* [WHAT YOU HAVE TO DO]
Using the records that follow, reproduce exactly the lines starting at the line containing "Output the Python" and ending at the line containing "import plotly.graph_objects as go". Include both end lines and no pictures.

┌─ GIVEN DATA

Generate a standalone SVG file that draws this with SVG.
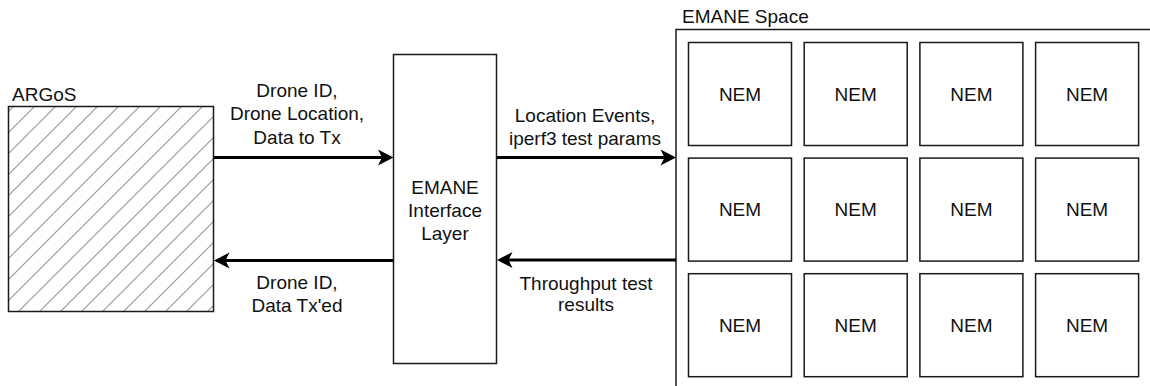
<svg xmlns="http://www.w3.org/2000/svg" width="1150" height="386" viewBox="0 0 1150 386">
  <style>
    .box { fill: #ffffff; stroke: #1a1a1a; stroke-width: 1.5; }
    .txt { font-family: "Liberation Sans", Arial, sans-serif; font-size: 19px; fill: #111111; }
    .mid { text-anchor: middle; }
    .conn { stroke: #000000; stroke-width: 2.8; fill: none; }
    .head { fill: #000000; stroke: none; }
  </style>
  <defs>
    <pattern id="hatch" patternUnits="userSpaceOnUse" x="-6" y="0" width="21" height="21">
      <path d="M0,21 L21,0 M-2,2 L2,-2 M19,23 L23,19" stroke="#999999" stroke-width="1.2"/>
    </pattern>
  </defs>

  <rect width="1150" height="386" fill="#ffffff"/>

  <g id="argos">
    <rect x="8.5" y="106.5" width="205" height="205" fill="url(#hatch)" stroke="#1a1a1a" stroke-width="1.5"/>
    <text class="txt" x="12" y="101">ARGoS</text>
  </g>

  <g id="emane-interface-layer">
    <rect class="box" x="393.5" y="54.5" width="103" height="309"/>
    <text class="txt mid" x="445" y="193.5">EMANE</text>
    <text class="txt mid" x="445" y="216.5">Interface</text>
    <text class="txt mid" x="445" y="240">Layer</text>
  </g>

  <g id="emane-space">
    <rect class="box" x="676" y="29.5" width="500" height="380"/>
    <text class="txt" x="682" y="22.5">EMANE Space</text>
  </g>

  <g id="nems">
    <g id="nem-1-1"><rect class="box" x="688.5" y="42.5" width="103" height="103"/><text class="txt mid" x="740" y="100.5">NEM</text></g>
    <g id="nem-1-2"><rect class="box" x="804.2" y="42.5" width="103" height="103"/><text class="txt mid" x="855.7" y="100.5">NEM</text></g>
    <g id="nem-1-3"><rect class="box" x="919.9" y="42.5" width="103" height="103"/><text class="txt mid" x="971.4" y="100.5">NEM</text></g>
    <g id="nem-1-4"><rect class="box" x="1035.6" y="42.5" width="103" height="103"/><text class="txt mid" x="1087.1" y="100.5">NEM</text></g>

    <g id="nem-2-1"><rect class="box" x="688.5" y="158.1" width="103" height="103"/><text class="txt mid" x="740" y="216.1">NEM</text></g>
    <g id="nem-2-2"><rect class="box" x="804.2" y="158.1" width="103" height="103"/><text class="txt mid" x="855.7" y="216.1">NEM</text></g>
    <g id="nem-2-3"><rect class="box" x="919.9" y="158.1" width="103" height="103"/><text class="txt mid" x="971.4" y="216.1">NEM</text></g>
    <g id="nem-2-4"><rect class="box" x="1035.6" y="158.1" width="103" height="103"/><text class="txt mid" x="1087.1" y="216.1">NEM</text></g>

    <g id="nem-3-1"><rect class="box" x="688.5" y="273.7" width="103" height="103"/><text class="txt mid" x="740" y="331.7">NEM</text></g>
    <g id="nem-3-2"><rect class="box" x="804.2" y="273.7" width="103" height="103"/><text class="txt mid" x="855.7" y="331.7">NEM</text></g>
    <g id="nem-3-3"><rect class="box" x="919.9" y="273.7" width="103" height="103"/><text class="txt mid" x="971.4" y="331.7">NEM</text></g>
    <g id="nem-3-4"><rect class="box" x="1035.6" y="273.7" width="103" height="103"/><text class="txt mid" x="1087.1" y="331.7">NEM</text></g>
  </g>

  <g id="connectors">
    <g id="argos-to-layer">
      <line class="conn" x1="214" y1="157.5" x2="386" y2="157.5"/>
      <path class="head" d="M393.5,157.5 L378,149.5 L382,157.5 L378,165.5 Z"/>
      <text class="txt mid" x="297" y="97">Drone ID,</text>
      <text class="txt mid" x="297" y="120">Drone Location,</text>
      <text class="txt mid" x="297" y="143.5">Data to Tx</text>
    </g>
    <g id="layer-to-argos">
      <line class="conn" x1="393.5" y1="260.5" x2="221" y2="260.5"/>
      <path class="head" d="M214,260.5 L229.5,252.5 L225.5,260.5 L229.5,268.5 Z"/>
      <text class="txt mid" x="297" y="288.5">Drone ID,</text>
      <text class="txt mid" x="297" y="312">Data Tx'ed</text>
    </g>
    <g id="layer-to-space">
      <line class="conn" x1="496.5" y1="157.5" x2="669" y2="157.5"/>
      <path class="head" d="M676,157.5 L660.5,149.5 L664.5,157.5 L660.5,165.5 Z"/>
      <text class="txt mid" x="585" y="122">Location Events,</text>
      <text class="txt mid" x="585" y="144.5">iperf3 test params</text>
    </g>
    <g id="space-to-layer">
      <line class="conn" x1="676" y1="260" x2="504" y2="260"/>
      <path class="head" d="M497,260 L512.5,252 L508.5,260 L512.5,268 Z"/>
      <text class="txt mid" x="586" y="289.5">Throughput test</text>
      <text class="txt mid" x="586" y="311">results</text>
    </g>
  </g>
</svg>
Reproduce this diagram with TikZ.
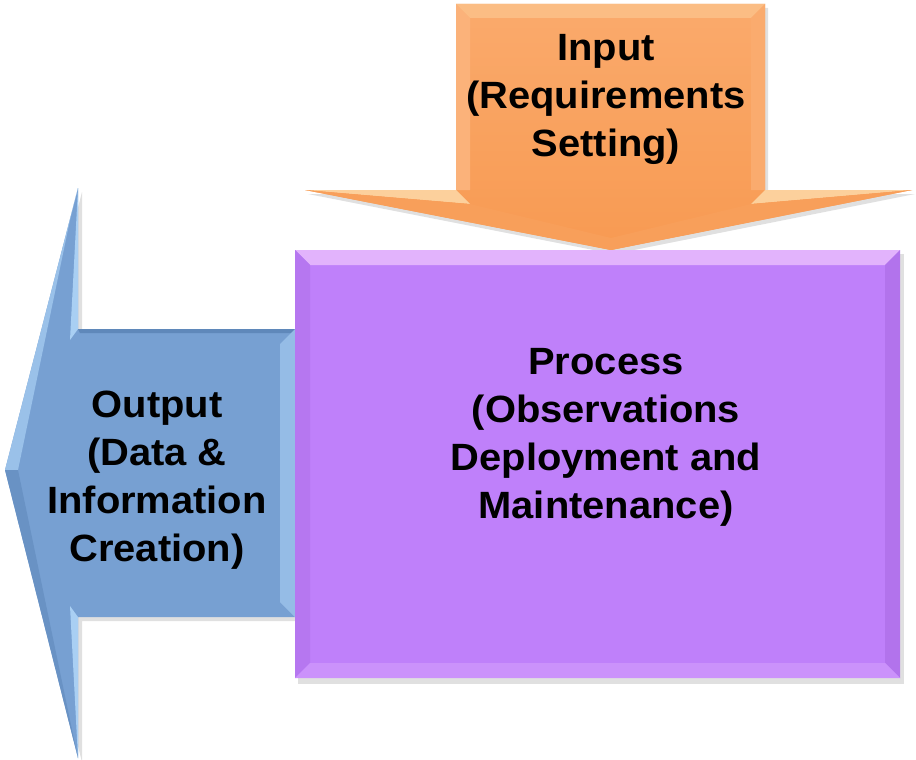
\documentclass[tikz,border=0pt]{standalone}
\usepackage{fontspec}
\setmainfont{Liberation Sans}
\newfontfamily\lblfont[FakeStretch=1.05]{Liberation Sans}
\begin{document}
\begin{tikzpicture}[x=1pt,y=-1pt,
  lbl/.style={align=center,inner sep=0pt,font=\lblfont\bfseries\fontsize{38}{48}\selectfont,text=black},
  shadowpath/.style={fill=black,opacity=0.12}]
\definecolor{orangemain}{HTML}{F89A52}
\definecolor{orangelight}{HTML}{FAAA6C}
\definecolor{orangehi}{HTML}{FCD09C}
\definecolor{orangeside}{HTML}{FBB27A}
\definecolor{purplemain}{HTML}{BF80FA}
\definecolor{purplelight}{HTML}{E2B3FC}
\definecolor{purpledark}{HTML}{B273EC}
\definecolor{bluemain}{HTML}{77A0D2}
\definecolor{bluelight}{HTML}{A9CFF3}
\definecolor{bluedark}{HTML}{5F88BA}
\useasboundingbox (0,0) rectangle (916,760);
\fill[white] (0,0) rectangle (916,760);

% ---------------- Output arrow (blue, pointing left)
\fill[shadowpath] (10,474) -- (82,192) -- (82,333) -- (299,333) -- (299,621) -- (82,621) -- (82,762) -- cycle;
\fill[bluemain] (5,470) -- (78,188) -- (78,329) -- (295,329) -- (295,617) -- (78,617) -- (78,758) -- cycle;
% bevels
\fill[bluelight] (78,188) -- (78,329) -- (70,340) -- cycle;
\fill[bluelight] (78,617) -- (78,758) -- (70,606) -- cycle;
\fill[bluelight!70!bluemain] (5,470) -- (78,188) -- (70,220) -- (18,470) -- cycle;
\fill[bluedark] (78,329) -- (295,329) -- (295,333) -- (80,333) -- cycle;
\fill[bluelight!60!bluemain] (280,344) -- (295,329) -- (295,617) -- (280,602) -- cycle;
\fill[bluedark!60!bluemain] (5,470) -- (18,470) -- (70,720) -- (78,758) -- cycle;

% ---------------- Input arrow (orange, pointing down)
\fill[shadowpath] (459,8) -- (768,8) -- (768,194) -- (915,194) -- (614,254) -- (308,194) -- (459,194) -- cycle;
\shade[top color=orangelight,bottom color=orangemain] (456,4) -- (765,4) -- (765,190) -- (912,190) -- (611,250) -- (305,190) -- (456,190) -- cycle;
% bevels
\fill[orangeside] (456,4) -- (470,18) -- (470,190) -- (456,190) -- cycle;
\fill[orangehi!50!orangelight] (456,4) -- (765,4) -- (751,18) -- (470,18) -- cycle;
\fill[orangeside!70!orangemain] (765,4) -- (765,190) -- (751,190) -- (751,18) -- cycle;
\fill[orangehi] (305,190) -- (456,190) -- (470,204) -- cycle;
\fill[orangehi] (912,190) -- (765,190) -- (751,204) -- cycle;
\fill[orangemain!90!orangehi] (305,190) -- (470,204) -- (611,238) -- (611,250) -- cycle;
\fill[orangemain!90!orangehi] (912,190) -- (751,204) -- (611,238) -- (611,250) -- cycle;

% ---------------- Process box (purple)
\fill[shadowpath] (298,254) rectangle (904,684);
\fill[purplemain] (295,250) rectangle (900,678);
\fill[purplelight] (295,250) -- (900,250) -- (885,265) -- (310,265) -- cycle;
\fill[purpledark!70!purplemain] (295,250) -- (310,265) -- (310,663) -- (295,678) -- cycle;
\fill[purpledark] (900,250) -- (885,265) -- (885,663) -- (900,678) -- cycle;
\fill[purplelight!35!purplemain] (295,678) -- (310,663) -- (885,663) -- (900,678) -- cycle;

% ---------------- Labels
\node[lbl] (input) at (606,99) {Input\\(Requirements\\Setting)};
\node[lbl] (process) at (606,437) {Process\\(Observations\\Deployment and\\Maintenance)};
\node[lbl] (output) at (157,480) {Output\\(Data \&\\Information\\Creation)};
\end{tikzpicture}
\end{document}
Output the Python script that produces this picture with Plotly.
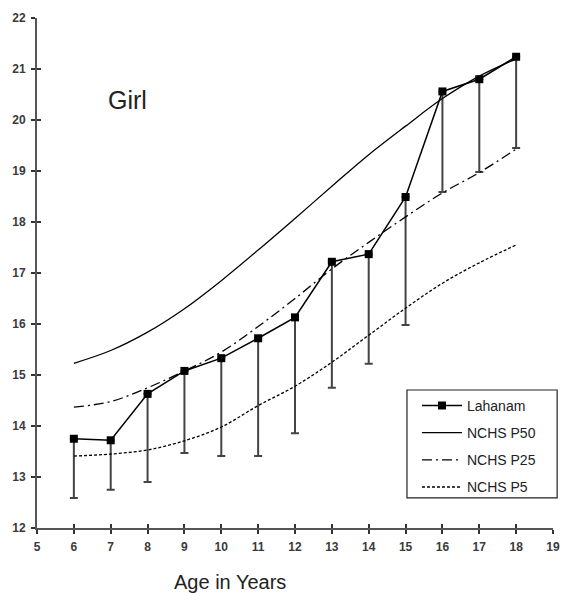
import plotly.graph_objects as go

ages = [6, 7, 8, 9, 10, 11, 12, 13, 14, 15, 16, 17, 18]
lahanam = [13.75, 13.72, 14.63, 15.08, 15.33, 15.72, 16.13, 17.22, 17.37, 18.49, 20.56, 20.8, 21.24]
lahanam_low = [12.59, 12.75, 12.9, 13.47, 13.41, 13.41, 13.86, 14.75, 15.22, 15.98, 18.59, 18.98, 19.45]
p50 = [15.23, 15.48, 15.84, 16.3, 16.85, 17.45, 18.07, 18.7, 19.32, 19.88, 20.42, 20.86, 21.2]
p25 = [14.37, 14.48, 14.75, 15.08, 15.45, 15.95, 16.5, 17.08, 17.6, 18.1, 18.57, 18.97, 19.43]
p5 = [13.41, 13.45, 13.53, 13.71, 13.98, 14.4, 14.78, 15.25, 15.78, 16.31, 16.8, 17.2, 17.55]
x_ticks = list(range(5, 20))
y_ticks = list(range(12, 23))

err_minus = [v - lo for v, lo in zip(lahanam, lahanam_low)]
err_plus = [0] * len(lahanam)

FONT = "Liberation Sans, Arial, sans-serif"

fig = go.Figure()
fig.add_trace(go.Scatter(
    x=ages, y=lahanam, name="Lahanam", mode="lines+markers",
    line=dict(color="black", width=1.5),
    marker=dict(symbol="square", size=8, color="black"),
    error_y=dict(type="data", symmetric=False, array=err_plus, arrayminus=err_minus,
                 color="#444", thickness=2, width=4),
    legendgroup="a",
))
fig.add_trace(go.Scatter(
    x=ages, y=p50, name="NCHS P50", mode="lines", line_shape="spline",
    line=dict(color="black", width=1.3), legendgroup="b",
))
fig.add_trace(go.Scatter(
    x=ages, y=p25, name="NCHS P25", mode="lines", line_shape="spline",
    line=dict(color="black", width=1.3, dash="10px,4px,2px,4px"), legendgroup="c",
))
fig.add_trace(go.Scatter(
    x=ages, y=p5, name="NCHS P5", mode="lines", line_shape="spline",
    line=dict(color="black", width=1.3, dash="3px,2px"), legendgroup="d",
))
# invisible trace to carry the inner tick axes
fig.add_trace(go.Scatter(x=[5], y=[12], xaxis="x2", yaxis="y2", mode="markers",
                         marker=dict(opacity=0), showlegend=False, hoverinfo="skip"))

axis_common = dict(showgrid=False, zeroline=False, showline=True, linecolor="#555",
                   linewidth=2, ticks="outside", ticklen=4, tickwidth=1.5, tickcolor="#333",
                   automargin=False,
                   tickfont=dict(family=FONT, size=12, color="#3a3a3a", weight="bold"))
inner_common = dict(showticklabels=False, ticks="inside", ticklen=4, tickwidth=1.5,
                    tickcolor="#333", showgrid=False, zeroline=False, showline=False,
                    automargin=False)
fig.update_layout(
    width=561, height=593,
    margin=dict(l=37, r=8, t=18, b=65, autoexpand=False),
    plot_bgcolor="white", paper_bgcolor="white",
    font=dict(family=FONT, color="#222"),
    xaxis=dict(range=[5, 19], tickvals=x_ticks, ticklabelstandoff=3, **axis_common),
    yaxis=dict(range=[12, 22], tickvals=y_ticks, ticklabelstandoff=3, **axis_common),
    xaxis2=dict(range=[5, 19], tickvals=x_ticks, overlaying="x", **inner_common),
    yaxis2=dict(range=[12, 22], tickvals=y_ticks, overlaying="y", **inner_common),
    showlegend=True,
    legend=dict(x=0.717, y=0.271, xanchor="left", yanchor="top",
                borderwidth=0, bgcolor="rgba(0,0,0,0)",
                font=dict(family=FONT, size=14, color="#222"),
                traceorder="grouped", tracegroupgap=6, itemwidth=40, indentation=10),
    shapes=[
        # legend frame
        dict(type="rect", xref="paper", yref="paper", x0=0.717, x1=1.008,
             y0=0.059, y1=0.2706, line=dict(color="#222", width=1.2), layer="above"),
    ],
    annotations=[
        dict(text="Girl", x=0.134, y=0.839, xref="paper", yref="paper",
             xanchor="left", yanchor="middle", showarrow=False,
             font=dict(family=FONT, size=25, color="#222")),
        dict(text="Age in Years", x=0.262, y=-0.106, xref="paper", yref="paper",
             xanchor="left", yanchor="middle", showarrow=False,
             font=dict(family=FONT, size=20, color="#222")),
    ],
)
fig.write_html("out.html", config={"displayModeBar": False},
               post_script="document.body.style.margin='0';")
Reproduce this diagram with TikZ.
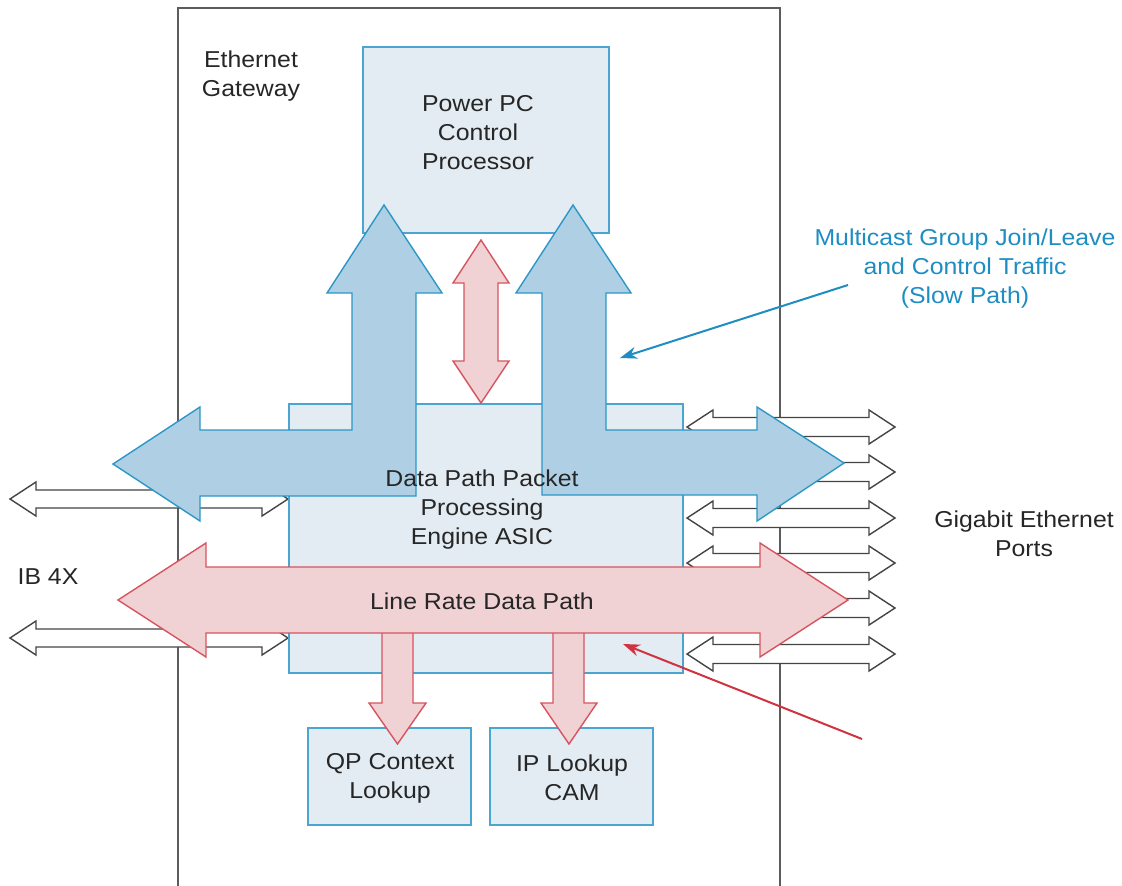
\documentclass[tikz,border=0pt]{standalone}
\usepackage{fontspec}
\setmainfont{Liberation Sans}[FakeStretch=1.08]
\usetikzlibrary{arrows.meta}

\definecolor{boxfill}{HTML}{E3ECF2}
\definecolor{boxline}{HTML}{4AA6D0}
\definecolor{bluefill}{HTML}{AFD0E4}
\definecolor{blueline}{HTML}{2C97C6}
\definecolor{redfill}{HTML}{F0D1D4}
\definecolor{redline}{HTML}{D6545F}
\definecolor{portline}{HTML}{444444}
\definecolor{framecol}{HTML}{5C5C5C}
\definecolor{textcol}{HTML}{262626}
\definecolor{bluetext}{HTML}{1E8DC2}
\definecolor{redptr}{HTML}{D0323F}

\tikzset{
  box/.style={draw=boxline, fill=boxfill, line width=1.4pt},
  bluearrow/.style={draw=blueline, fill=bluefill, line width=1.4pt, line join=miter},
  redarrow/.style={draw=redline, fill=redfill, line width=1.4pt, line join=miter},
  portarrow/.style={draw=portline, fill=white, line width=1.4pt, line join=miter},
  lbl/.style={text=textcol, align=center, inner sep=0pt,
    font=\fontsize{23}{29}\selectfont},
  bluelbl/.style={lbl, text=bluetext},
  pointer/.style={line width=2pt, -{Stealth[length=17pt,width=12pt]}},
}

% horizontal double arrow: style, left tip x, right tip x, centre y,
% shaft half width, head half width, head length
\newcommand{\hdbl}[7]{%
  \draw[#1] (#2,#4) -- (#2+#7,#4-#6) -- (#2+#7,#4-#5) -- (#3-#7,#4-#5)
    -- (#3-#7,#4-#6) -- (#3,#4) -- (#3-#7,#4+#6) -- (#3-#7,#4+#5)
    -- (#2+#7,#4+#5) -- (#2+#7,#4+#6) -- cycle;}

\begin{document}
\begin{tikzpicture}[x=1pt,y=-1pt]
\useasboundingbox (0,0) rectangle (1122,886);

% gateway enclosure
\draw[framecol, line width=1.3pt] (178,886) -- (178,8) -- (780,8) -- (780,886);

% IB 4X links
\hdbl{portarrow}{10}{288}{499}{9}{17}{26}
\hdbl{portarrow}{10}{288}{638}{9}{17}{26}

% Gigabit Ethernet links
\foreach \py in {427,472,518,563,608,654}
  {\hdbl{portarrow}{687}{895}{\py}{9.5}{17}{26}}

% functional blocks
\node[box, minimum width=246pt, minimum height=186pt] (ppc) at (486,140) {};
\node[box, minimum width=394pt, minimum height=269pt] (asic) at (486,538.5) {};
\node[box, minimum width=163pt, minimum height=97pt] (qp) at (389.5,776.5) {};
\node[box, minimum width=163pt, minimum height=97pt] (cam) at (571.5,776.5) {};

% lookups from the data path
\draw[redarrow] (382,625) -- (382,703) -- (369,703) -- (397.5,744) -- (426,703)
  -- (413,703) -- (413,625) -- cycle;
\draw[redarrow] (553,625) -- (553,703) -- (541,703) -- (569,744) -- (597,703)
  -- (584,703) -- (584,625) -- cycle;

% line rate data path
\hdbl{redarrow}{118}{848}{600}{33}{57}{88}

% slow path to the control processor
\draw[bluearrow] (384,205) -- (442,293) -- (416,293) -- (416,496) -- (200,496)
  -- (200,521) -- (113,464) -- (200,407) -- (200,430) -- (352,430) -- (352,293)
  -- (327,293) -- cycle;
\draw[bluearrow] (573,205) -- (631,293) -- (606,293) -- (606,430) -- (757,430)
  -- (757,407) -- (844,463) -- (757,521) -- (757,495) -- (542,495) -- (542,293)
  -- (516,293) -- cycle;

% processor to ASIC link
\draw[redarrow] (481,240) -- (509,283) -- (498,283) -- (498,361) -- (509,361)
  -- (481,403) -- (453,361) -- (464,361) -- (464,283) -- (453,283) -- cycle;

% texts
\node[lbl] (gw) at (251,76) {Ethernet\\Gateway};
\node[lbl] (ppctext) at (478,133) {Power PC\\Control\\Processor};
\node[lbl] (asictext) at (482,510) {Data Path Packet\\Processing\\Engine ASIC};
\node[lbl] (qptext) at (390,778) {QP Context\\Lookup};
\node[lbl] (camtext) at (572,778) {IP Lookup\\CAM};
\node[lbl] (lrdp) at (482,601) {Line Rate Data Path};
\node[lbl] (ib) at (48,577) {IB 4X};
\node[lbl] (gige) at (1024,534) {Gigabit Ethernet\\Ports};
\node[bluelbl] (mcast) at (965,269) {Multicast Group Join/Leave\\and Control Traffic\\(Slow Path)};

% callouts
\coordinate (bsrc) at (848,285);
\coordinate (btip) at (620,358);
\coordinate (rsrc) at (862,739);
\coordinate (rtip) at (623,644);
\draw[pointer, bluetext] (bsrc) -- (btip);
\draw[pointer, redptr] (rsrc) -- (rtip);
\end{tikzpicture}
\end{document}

└─

* [WORKED ANSWER]
Output the Python script that produces this picture with Plotly.
import plotly.graph_objects as go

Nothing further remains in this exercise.